In some cultures is is permissable for a man to have sex with any woman he wants to, or have plural wives because that is what he was taught is RIGHT and OK. In (most of) our culture that is considered WRONG.
Whatever the content of the conscience as to what is right and what is wrong, which is instilled in the child by TEACHING the child, whether or not a person abides by that conscience or does what he thinks is wrong is up to the individual.
Unfortunately, because different cultural groups have different ideas of what is right and what is wrong. I have no doubt that the men who caused the 9/11 attack THOUGHT they were doing “right.” It doesn’t bring back the dead though.
Henry, I am so proud of you!!! What you have over come to be the loving kind person that you are, able to love and be committed is remarkable for what a kind and compassionate person you are inspite of where you “came from.”
I remember laughing over you putting your X’s cell phone in the microwave (a really tacky thing to do, but none-the-less FUNNY!) But I think many of us have been “driven” (allowed ourselves) to be “tacky” and “act ugly” as my granny would have said—-but we are learning, growing, etc.

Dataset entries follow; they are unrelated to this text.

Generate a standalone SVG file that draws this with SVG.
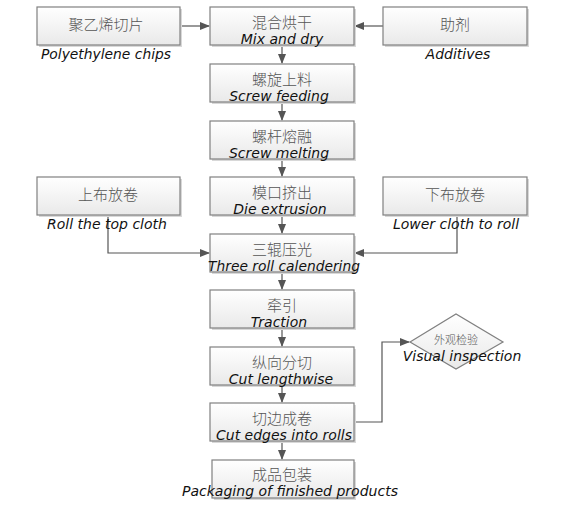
<svg xmlns="http://www.w3.org/2000/svg" width="579" height="510" viewBox="0 0 579 510">
<defs>
<linearGradient id="g" x1="0" y1="0" x2="0" y2="1"><stop offset="0" stop-color="#ffffff"/><stop offset="1" stop-color="#e9e9e9"/></linearGradient>
<marker id="ah" markerWidth="10" markerHeight="8" refX="9" refY="4" orient="auto" markerUnits="userSpaceOnUse"><path d="M0,0 L10,4 L0,8 Z" fill="#555"/></marker>
<style>
.b{fill:url(#g);stroke:#808080;stroke-width:1.2}
.s{fill:#d8d8d8}
.zh{font-family:"Noto Sans CJK SC",sans-serif;font-size:15px;fill:#555;text-anchor:middle;font-weight:300}
.en{font-family:"DejaVu Sans",sans-serif;font-style:italic;font-size:14px;fill:#111;text-anchor:middle}
.c{fill:none;stroke:#555;stroke-width:1.2;marker-end:url(#ah)}
</style>
</defs>
<rect width="579" height="510" fill="#fff"/>
<g id="connectors">
<path class="c" d="M180,26 H209"/>
<path class="c" d="M383,26 H355"/>
<path class="c" d="M282,45 V63"/>
<path class="c" d="M282,102 V120"/>
<path class="c" d="M282,159 V176"/>
<path class="c" d="M282,215 V233"/>
<path class="c" d="M108,215 V253 H209"/>
<path class="c" d="M457,215 V253 H355"/>
<path class="c" d="M282,272 V289"/>
<path class="c" d="M282,328 V346"/>
<path class="c" d="M282,385 V402"/>
<path class="c" d="M282,441 V459"/>
<path class="c" d="M354,422 H382 V342 H409"/>
</g>
<g id="n-pe"><rect class="s" x="39" y="9" width="143" height="38"/><rect class="b" x="37" y="7" width="143" height="38"/><text class="zh" x="106" y="30">聚乙烯切片</text><text class="en" x="106" y="59" textLength="130" lengthAdjust="spacingAndGlyphs">Polyethylene chips</text></g>
<g id="n-add"><rect class="s" x="385" y="9" width="144" height="38"/><rect class="b" x="383" y="7" width="144" height="38"/><text class="zh" x="455" y="30">助剂</text><text class="en" x="458" y="59">Additives</text></g>
<g id="n-mix"><rect class="s" x="212" y="9" width="144" height="38"/><rect class="b" x="210" y="7" width="144" height="38"/><text class="zh" x="282" y="28">混合烘干</text><text class="en" x="282" y="44">Mix and dry</text></g>
<g id="n-feed"><rect class="s" x="212" y="66" width="144" height="38"/><rect class="b" x="210" y="64" width="144" height="38"/><text class="zh" x="282" y="85">螺旋上料</text><text class="en" x="279" y="101">Screw feeding</text></g>
<g id="n-melt"><rect class="s" x="212" y="123" width="144" height="38"/><rect class="b" x="210" y="121" width="144" height="38"/><text class="zh" x="282" y="142">螺杆熔融</text><text class="en" x="279" y="158">Screw melting</text></g>
<g id="n-top"><rect class="s" x="39" y="179" width="143" height="38"/><rect class="b" x="37" y="177" width="143" height="38"/><text class="zh" x="108" y="200">上布放卷</text><text class="en" x="107" y="229">Roll the top cloth</text></g>
<g id="n-die"><rect class="s" x="212" y="179" width="144" height="38"/><rect class="b" x="210" y="177" width="144" height="38"/><text class="zh" x="282" y="198">模口挤出</text><text class="en" x="280" y="214">Die extrusion</text></g>
<g id="n-low"><rect class="s" x="385" y="179" width="144" height="38"/><rect class="b" x="383" y="177" width="144" height="38"/><text class="zh" x="455" y="200">下布放卷</text><text class="en" x="456" y="229">Lower cloth to roll</text></g>
<g id="n-cal"><rect class="s" x="212" y="236" width="144" height="38"/><rect class="b" x="210" y="234" width="144" height="38"/><text class="zh" x="282" y="255">三辊压光</text><text class="en" x="284" y="271" textLength="152" lengthAdjust="spacingAndGlyphs">Three roll calendering</text></g>
<g id="n-tr"><rect class="s" x="212" y="292" width="144" height="38"/><rect class="b" x="210" y="290" width="144" height="38"/><text class="zh" x="282" y="311">牵引</text><text class="en" x="279" y="327">Traction</text></g>
<g id="n-cut"><rect class="s" x="212" y="349" width="144" height="38"/><rect class="b" x="210" y="347" width="144" height="38"/><text class="zh" x="282" y="368">纵向分切</text><text class="en" x="281" y="384">Cut lengthwise</text></g>
<g id="n-edge"><rect class="s" x="212" y="405" width="144" height="38"/><rect class="b" x="210" y="403" width="144" height="38"/><text class="zh" x="282" y="424">切边成卷</text><text class="en" x="284" y="440">Cut edges into rolls</text></g>
<g id="n-vis"><polygon points="410,342 456,314 503,342 456,369" fill="url(#g)" stroke="#808080" stroke-width="1.2"/><text class="zh" x="456" y="344" style="font-size:11px">外观检验</text><text class="en" x="462" y="361">Visual inspection</text></g>
<g id="n-pack"><rect class="s" x="214" y="462" width="142" height="38"/><rect class="b" x="212" y="460" width="142" height="38"/><text class="zh" x="282" y="480">成品包装</text><text class="en" x="290" y="496" textLength="216" lengthAdjust="spacingAndGlyphs">Packaging of finished products</text></g>
</svg>
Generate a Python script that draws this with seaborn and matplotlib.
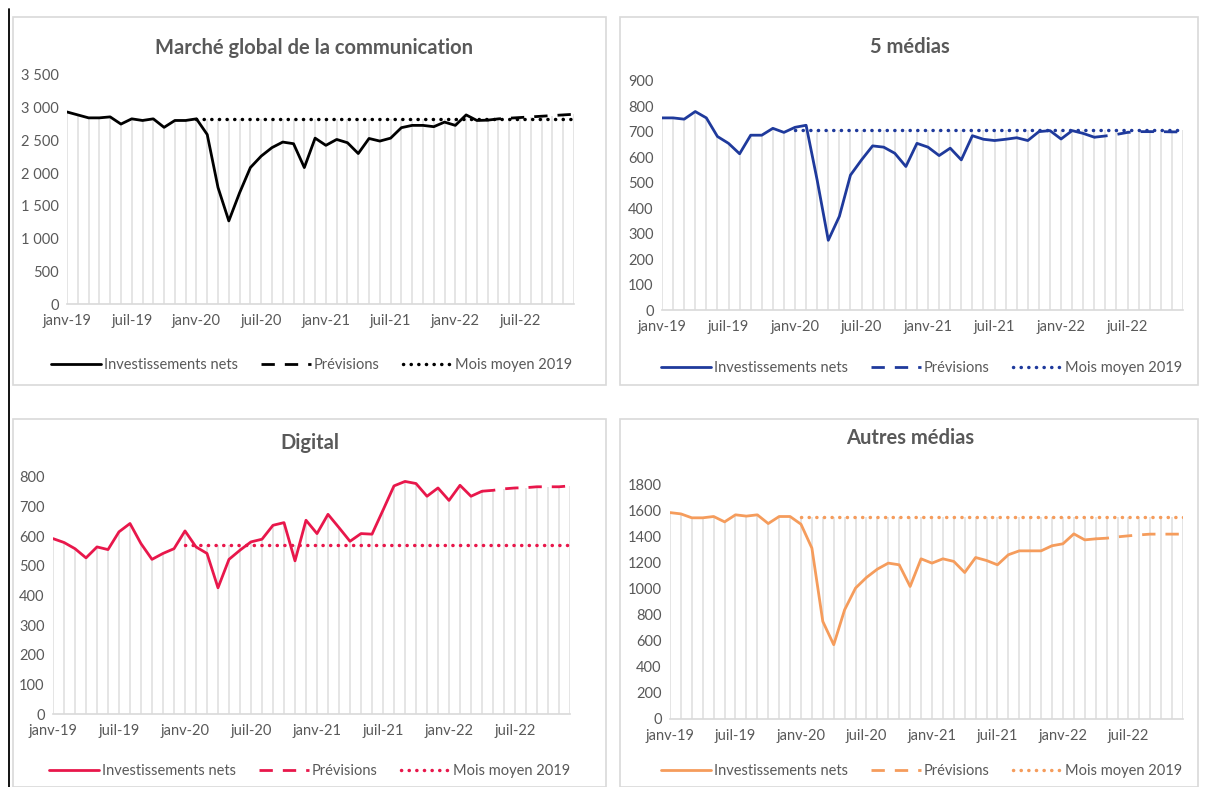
import numpy as np
import pandas as pd
import matplotlib
matplotlib.use("Agg")
import matplotlib.pyplot as plt
from matplotlib.lines import Line2D
from matplotlib.patches import Rectangle
import matplotlib.ticker as mticker
import seaborn as sns

# ---------------- data ----------------
month_names = ["janv", "févr", "mars", "avr", "mai", "juin",
               "juil", "août", "sept", "oct", "nov", "déc"]
years = ["19", "20", "21", "22"]
months = [f"{m}-{y}" for y in years for m in month_names]  # 48 months

titles = ["Marché global de la communication", "5 médias", "Digital", "Autres médias"]

global_actual = [2935, 2890, 2845, 2845, 2860, 2750, 2830, 2805, 2830, 2700, 2805, 2805,
                 2830, 2590, 1780, 1270, 1700, 2085, 2260, 2390, 2475, 2450, 2085, 2535,
                 2425, 2515, 2465, 2300, 2530, 2490, 2535, 2695, 2730, 2730, 2710, 2780,
                 2730, 2890, 2805, 2810]
global_forecast = [2810, 2830, 2840, 2850, 2860, 2870, 2880, 2890, 2900]
global_mean = 2822

medias5_actual = [755, 755, 750, 780, 755, 682, 655, 614, 687, 687, 714, 698,
                  718, 726, 510, 274, 368, 530, 590, 645, 640, 616, 564, 655,
                  640, 607, 636, 590, 685, 671, 666, 671, 677, 666, 701, 705,
                  672, 705, 694, 679]
medias5_forecast = [679, 684, 690, 698, 701, 701, 701, 700, 700]
medias5_mean = 707

digital_actual = [592, 579, 558, 527, 564, 555, 615, 643, 575, 522, 542, 558,
                  618, 564, 542, 426, 522, 553, 581, 590, 637, 646, 517, 654,
                  609, 674, 629, 583, 609, 607, 688, 770, 785, 778, 735, 763,
                  721, 772, 735, 752]
digital_forecast = [752, 755, 760, 763, 764, 767, 767, 767, 770]
digital_mean = 570

autres_actual = [1581, 1571, 1541, 1541, 1551, 1510, 1564, 1554, 1564, 1497, 1551, 1551,
                 1492, 1309, 747, 569, 837, 1003, 1084, 1148, 1194, 1181, 1015, 1227,
                 1194, 1227, 1207, 1122, 1237, 1214, 1181, 1258, 1288, 1288, 1288, 1327,
                 1342, 1418, 1372, 1380]
autres_forecast = [1380, 1385, 1395, 1403, 1410, 1416, 1416, 1416, 1416]
autres_mean = 1546

mean_start = 12  # janv-20
forecast_start = 39  # avr-22

colors = ["#000000", "#1F3A9C", "#E8174B", "#F59C5C"]
ylims = [3500, 900, 800, 1800]
ysteps = [500, 100, 100, 200]
thousand_sep = [True, False, False, False]

series = [
    (global_actual, global_forecast, global_mean),
    (medias5_actual, medias5_forecast, medias5_mean),
    (digital_actual, digital_forecast, digital_mean),
    (autres_actual, autres_forecast, autres_mean),
]

# ---------------- style ----------------
sns.set_theme(style="white")
plt.rcParams["font.family"] = ["Lato", "DejaVu Sans"]
TXT = "#595959"
GRID = "#D9D9D9"
DROP = "#DEDEDE"

W, H = 1205, 787
fig = plt.figure(figsize=(W / 100, H / 100), dpi=100)
fig.patch.set_facecolor("white")

def fx(px):
    return px / W

def fy(py):
    return 1 - py / H

# panel frames (pixels: left, top, right, bottom)
frames = [(13, 17, 606, 385), (620, 17, 1198, 385), (13, 419, 606, 787), (620, 419, 1198, 787)]
for (l, t, r, b) in frames:
    fig.patches.append(Rectangle((fx(l), fy(b)), fx(r - l), (b - t) / H,
                                 transform=fig.transFigure, fill=False,
                                 edgecolor=GRID, linewidth=1.2, zorder=0))

# page border line on the left
fig.add_artist(Line2D([fx(8.5), fx(8.5)], [0, fy(9)], color="black", lw=1.3,
                      transform=fig.transFigure))

# axes positions (pixels: x of first month, x of last month, y of zero, y of max)
axpos = [(67, 574, 304, 75), (662, 1183, 310, 81), (53, 570, 714, 477), (670, 1183, 719, 484)]
title_pos = [(314, 48), (910, 47), (310, 443), (910, 438)]
legend_pos = [(312, 365), (922, 368), (310, 771), (922, 771)]

DASH = (0, (4.8, 3.6))
DOT = (0, (0.05, 2.15))

for k in range(4):
    actual, forecast, mean_v = series[k]
    x0, x1, y0, y1 = axpos[k]
    ax = fig.add_axes([fx(x0), fy(y0), fx(x1 - x0), (y0 - y1) / H])
    ax.set_facecolor("none")
    col = colors[k]

    idx_act = np.arange(len(actual))
    idx_fc = np.arange(forecast_start, forecast_start + len(forecast))
    idx_mean = np.arange(mean_start, len(months))
    mean_vals = [mean_v] * len(idx_mean)

    # drop lines: from axis to highest value in each month
    top = np.zeros(len(months))
    top[idx_act] = np.maximum(top[idx_act], actual)
    top[idx_fc] = np.maximum(top[idx_fc], forecast)
    top[idx_mean] = np.maximum(top[idx_mean], mean_vals)
    ax.vlines(np.arange(len(months)), 0, top, color=DROP, lw=1.1, zorder=1)

    df_a = pd.DataFrame({"m": idx_act, "v": actual})
    df_f = pd.DataFrame({"m": idx_fc, "v": forecast})
    df_m = pd.DataFrame({"m": idx_mean, "v": mean_vals})

    sns.lineplot(data=df_m, x="m", y="v", ax=ax, color=col, lw=2.5,
                 linestyle=DOT, dash_capstyle="round", zorder=2)
    sns.lineplot(data=df_f, x="m", y="v", ax=ax, color=col, lw=2.0,
                 linestyle=DASH, zorder=3)
    sns.lineplot(data=df_a, x="m", y="v", ax=ax, color=col, lw=2.0,
                 solid_joinstyle="round", zorder=4)

    ax.set_xlim(0, len(months) - 1)
    ax.set_ylim(0, ylims[k])
    ax.set_xlabel("")
    ax.set_ylabel("")
    ticks = list(range(0, len(months), 6))
    ax.set_xticks(ticks)
    ax.set_xticklabels([months[i] for i in ticks])
    ax.yaxis.set_major_locator(mticker.MultipleLocator(ysteps[k]))
    if thousand_sep[k]:
        ax.yaxis.set_major_formatter(mticker.FuncFormatter(
            lambda v, p: f"{int(v):,}".replace(",", " ")))
    else:
        ax.yaxis.set_major_formatter(mticker.FuncFormatter(lambda v, p: f"{int(v)}"))

    for s in ["top", "right", "left"]:
        ax.spines[s].set_visible(False)
    ax.spines["bottom"].set_color(GRID)
    ax.spines["bottom"].set_linewidth(1.2)
    ax.tick_params(axis="x", colors=TXT, labelsize=10.5, length=4, width=1.2,
                   color=GRID, pad=3)
    ax.tick_params(axis="y", colors=TXT, labelsize=10.5, length=0, pad=6)
    ax.grid(False)

    tx, ty = title_pos[k]
    fig.text(fx(tx), fy(ty), titles[k], ha="center", va="center",
             fontsize=14.5, fontweight="bold", color=TXT)

    handles = [
        Line2D([], [], color=col, lw=2.0),
        Line2D([], [], color=col, lw=2.0, linestyle=DASH),
        Line2D([], [], color=col, lw=2.5, linestyle=DOT, dash_capstyle="round"),
    ]
    labels = ["Investissements nets", "Prévisions", "Mois moyen 2019"]
    lx, ly = legend_pos[k]
    leg = ax.legend(handles, labels, loc="center", bbox_to_anchor=(fx(lx), fy(ly)),
                    bbox_transform=fig.transFigure, ncol=3, frameon=False,
                    fontsize=10.5, handlelength=3.4, handletextpad=0.2,
                    columnspacing=1.6, borderaxespad=0)
    for t in leg.get_texts():
        t.set_color(TXT)

fig.savefig("out.png", dpi=100, facecolor="white")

Today was a very stressful day when I had to set boundaries for someone who reacted rather badly and “tacky and ugly” to me, and I am proud to say, I ACTED LIKE A LADY!!! YEP, believe it or NOT!!! I didn’t raise my voice, I didn’t accuse her back, I didn’t J.A.D.E.—justify, argue, defend or explain—. I just told her like it was. “This is not working for me.” “It is your responsibility.” “I am not responsible for your problems. I did not cause them. I am not responsible for fixing them when you are not interested in doing so.”
Henry, we can’t fix or change the past, but we can rise above it. I’m proud of myself today, both in acting like a lady and in not getting caught up in the F.O.G.